# DATASET EXTRACT start

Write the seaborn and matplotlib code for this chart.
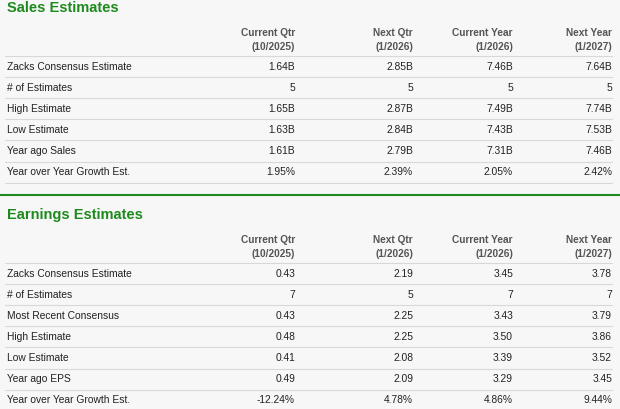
import matplotlib.pyplot as plt
import seaborn as sns

sns.set_theme(style="white")

headers = ["Current Qtr\n(10/2025)", "Next Qtr\n(1/2026)", "Current Year\n(1/2026)", "Next Year\n(1/2027)"]

sales_labels = ["Zacks Consensus Estimate", "# of Estimates", "High Estimate", "Low Estimate",
                "Year ago Sales", "Year over Year Growth Est."]
sales_values = [
    ["1.64B", "2.85B", "7.46B", "7.64B"],
    ["5", "5", "5", "5"],
    ["1.65B", "2.87B", "7.49B", "7.74B"],
    ["1.63B", "2.84B", "7.43B", "7.53B"],
    ["1.61B", "2.79B", "7.31B", "7.46B"],
    ["1.95%", "2.39%", "2.05%", "2.42%"],
]

eps_labels = ["Zacks Consensus Estimate", "# of Estimates", "Most Recent Consensus", "High Estimate",
              "Low Estimate", "Year ago EPS", "Year over Year Growth Est."]
eps_values = [
    ["0.43", "2.19", "3.45", "3.78"],
    ["7", "5", "7", "7"],
    ["0.43", "2.25", "3.43", "3.79"],
    ["0.48", "2.25", "3.50", "3.86"],
    ["0.41", "2.08", "3.39", "3.52"],
    ["0.49", "2.09", "3.29", "3.45"],
    ["-12.24%", "4.78%", "4.86%", "9.44%"],
]

col_x = [295, 413, 513, 612]
green = "#1e8a1e"
bg = "#f7f7f7"

fig = plt.figure(figsize=(6.2, 4.09), dpi=100, facecolor=bg)
ax = fig.add_axes([0, 0, 1, 1])
ax.set_facecolor(bg)
ax.set_xlim(0, 620)
ax.set_ylim(409, 0)
ax.axis("off")


def section(title, labels, values, top):
    ax.text(7, top, title, color=green, fontsize=10.5, fontweight="bold",
            va="center", ha="left", family="Liberation Sans")
    for x, h in zip(col_x, headers):
        ax.text(x, top + 32, h, color="#555555", fontsize=7.3, fontweight="bold",
                ha="right", va="center", linespacing=1.45, family="Liberation Sans")
    y0 = top + 48
    step = 21.1
    ax.plot([5, 612], [y0, y0], color="#d8d8d8", lw=0.8)
    for i, (lab, vals) in enumerate(zip(labels, values)):
        yc = y0 + step * (i + 0.5)
        ax.text(7, yc, lab, fontsize=7.4, color="#222222", va="center", ha="left",
                family="Liberation Sans")
        for x, v in zip(col_x, vals):
            ax.text(x, yc, v, fontsize=7.4, color="#222222", va="center", ha="right",
                    family="Liberation Sans")
        ax.plot([5, 612], [y0 + step * (i + 1)] * 2, color="#d8d8d8", lw=0.8)


section("Sales Estimates", sales_labels, sales_values, 8)
ax.plot([0, 620], [195, 195], color=green, lw=1.5)
section("Earnings Estimates", eps_labels, eps_values, 215)

fig.savefig("out.png", dpi=100, facecolor=bg)
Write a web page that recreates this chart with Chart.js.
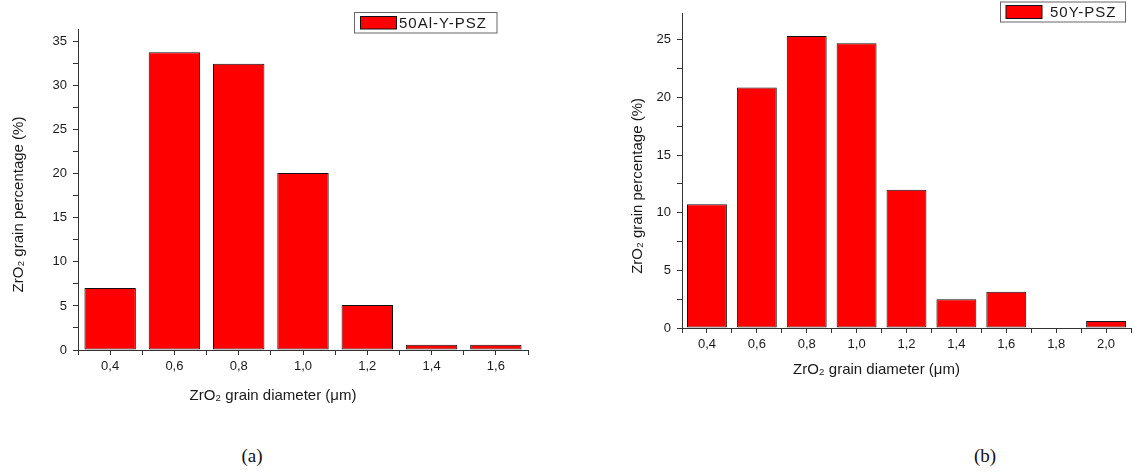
<!DOCTYPE html>
<html>
<head>
<meta charset="utf-8">
<script src="https://cdn.jsdelivr.net/npm/chart.js@4.4.1/dist/chart.umd.min.js"></script>
<style>
  body { margin: 0; background: #fff; width: 1135px; height: 473px; position: relative; overflow: hidden; }
  .box { position: absolute; top: 0; height: 420px; }
  .caption { position: absolute; top: 445px; font-family: "Liberation Serif", "Times New Roman", serif; font-size: 19px; color: #111; transform: translateX(-50%); }
</style>
</head>
<body>
<div class="box" style="left:0; width:560px;"><canvas id="chartA"></canvas></div>
<div class="box" style="left:580px; width:555px;"><canvas id="chartB"></canvas></div>
<div class="caption" style="left:252px;">(a)</div>
<div class="caption" style="left:985px;">(b)</div>

<script>
// chart (a) - 50Al-Y-PSZ
const diametersA = [0.4, 0.6, 0.8, 1.0, 1.2, 1.4, 1.6];
const percentA = [7.05, 33.8, 32.5, 20.1, 5.1, 0.6, 0.6];
const labelA = '50Al-Y-PSZ';

// chart (b) - 50Y-PSZ
const diametersB = [0.4, 0.6, 0.8, 1.0, 1.2, 1.4, 1.6, 1.8, 2.0];
const percentB = [10.73, 20.86, 25.32, 24.69, 11.98, 2.49, 3.14, 0, 0.6];
const labelB = '50Y-PSZ';

// trailing em spaces push the centred titles a bit towards their start, like in the original
const xTitle = 'ZrO\u2082 grain diameter (\u03bcm)' + '\u2003\u2003\u2003\u2003';
const yTitle = 'ZrO\u2082 grain percentage (%)' + '\u2003\u2003';

const axisColor = '#333';
const textColor = '#1a1a1a';
const tickFont = { family: '"Liberation Sans", Arial, sans-serif', size: 13 };
const titleFont = { family: '"Liberation Sans", Arial, sans-serif', size: 15 };

// framed legend like the origin plot
const legendFrame = {
    id: 'legendFrame',
    afterDraw(chart, args, opts) {
        const ctx = chart.ctx;
        const ds = chart.data.datasets[0];
        ctx.save();
        ctx.fillStyle = '#fff';
        ctx.fillRect(opts.x, opts.y, opts.w, opts.h);
        ctx.strokeStyle = '#666';
        ctx.lineWidth = 1;
        ctx.strokeRect(opts.x, opts.y, opts.w, opts.h);
        ctx.fillStyle = ds.backgroundColor;
        ctx.fillRect(opts.x + opts.sx, opts.y + opts.sy, 36, opts.h - 2 * opts.sy);
        ctx.strokeStyle = ds.borderColor;
        ctx.strokeRect(opts.x + opts.sx, opts.y + opts.sy, 36, opts.h - 2 * opts.sy);
        ctx.font = '15px "Liberation Sans", Arial, sans-serif';
        ctx.letterSpacing = '1px';
        ctx.fillStyle = textColor;
        ctx.textBaseline = 'middle';
        ctx.fillText(ds.label, opts.x + opts.tx, opts.y + opts.h / 2 + 1);
        ctx.restore();
    }
};

function onStep(v, step) {
    return Math.abs(v / step - Math.round(v / step)) < 1e-6;
}

function makeChart(canvasId, diameters, percents, label, cfg) {
    return new Chart(document.getElementById(canvasId), {
        type: 'bar',
        data: {
            datasets: [{
                label: label,
                data: diameters.map((d, i) => ({ x: d, y: percents[i] })),
                backgroundColor: '#ff0000',
                borderColor: '#111',
                borderWidth: 1,
                borderSkipped: false,
                // the ruler takes the 0.1 minor tick spacing, bars are 0.16 wide
                barPercentage: 1.6,
                categoryPercentage: 1.0
            }]
        },
        options: {
            responsive: true,
            maintainAspectRatio: false,
            animation: false,
            layout: { padding: cfg.padding },
            plugins: {
                legend: { display: false },
                tooltip: { enabled: false },
                legendFrame: cfg.legend
            },
            scales: {
                x: {
                    type: 'linear',
                    offset: false,
                    min: 0.3,
                    max: cfg.xMax,
                    afterFit(scale) { scale.height = cfg.xHeight; },
                    border: { display: true, color: axisColor, width: 1 },
                    grid: { offset: false, drawOnChartArea: false, drawTicks: true, tickLength: 5, tickColor: axisColor },
                    ticks: {
                        stepSize: 0.1,
                        autoSkip: false,
                        maxRotation: 0,
                        padding: 4,
                        color: textColor,
                        font: tickFont,
                        callback: v => {
                            const n = Math.round(v * 10);
                            return n % 2 === 0 ? (n / 10).toFixed(1).replace('.', ',') : '';
                        }
                    },
                    title: { display: true, text: xTitle, color: textColor, font: titleFont, padding: { top: 0, bottom: cfg.xTitlePad } }
                },
                y: {
                    min: 0,
                    max: cfg.yMax,
                    afterFit(scale) { scale.width = cfg.yWidth; },
                    border: { display: true, color: axisColor, width: 1 },
                    grid: {
                        drawOnChartArea: false, drawTicks: true, tickLength: 5,
                        tickColor: c => (onStep(c.tick.value, 2.5) ? axisColor : 'rgba(0,0,0,0)')
                    },
                    ticks: {
                        stepSize: 2.5,
                        includeBounds: false,
                        autoSkip: false,
                        padding: 6,
                        color: textColor,
                        font: tickFont,
                        callback: v => (onStep(v, 5) ? String(Math.round(v)) : '')
                    },
                    title: { display: true, text: yTitle, color: textColor, font: titleFont, padding: { top: cfg.yTitlePad, bottom: 0 } }
                }
            }
        },
        plugins: [legendFrame]
    });
}

makeChart('chartA', diametersA, percentA, labelA, {
    padding: { top: 29, right: 32, bottom: 0, left: 0 },
    xMax: 1.7, yMax: 36.44,
    xHeight: 70, yWidth: 78,
    xTitlePad: 15, yTitlePad: 10,
    legend: { x: 354.5, y: 12.5, w: 142.5, h: 20.5, sx: 6, sy: 4, tx: 44.5 }
});

makeChart('chartB', diametersB, percentB, labelB, {
    padding: { top: 9, right: 3, bottom: 20, left: 0 },
    xMax: 2.1, yMax: 27.25,
    xHeight: 72, yWidth: 102,
    xTitlePad: 21, yTitlePad: 49,
    legend: { x: 420.5, y: 2, w: 125, h: 20, sx: 5.5, sy: 3.5, tx: 49.5 }
});
</script>
</body>
</html>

# DATASET EXTRACT end

TASK GOAL -> Using the data above, print only the lines starting at the one with "Write a web" and ending at the one with "const labelA = '50Al-Y-PSZ';", exactly as they stand, minus the pictures.

THE SOLUTION ->
Write a web page that recreates this chart with Chart.js.
<!DOCTYPE html>
<html>
<head>
<meta charset="utf-8">
<script src="https://cdn.jsdelivr.net/npm/chart.js@4.4.1/dist/chart.umd.min.js"></script>
<style>
  body { margin: 0; background: #fff; width: 1135px; height: 473px; position: relative; overflow: hidden; }
  .box { position: absolute; top: 0; height: 420px; }
  .caption { position: absolute; top: 445px; font-family: "Liberation Serif", "Times New Roman", serif; font-size: 19px; color: #111; transform: translateX(-50%); }
</style>
</head>
<body>
<div class="box" style="left:0; width:560px;"><canvas id="chartA"></canvas></div>
<div class="box" style="left:580px; width:555px;"><canvas id="chartB"></canvas></div>
<div class="caption" style="left:252px;">(a)</div>
<div class="caption" style="left:985px;">(b)</div>

<script>
// chart (a) - 50Al-Y-PSZ
const diametersA = [0.4, 0.6, 0.8, 1.0, 1.2, 1.4, 1.6];
const percentA = [7.05, 33.8, 32.5, 20.1, 5.1, 0.6, 0.6];
const labelA = '50Al-Y-PSZ';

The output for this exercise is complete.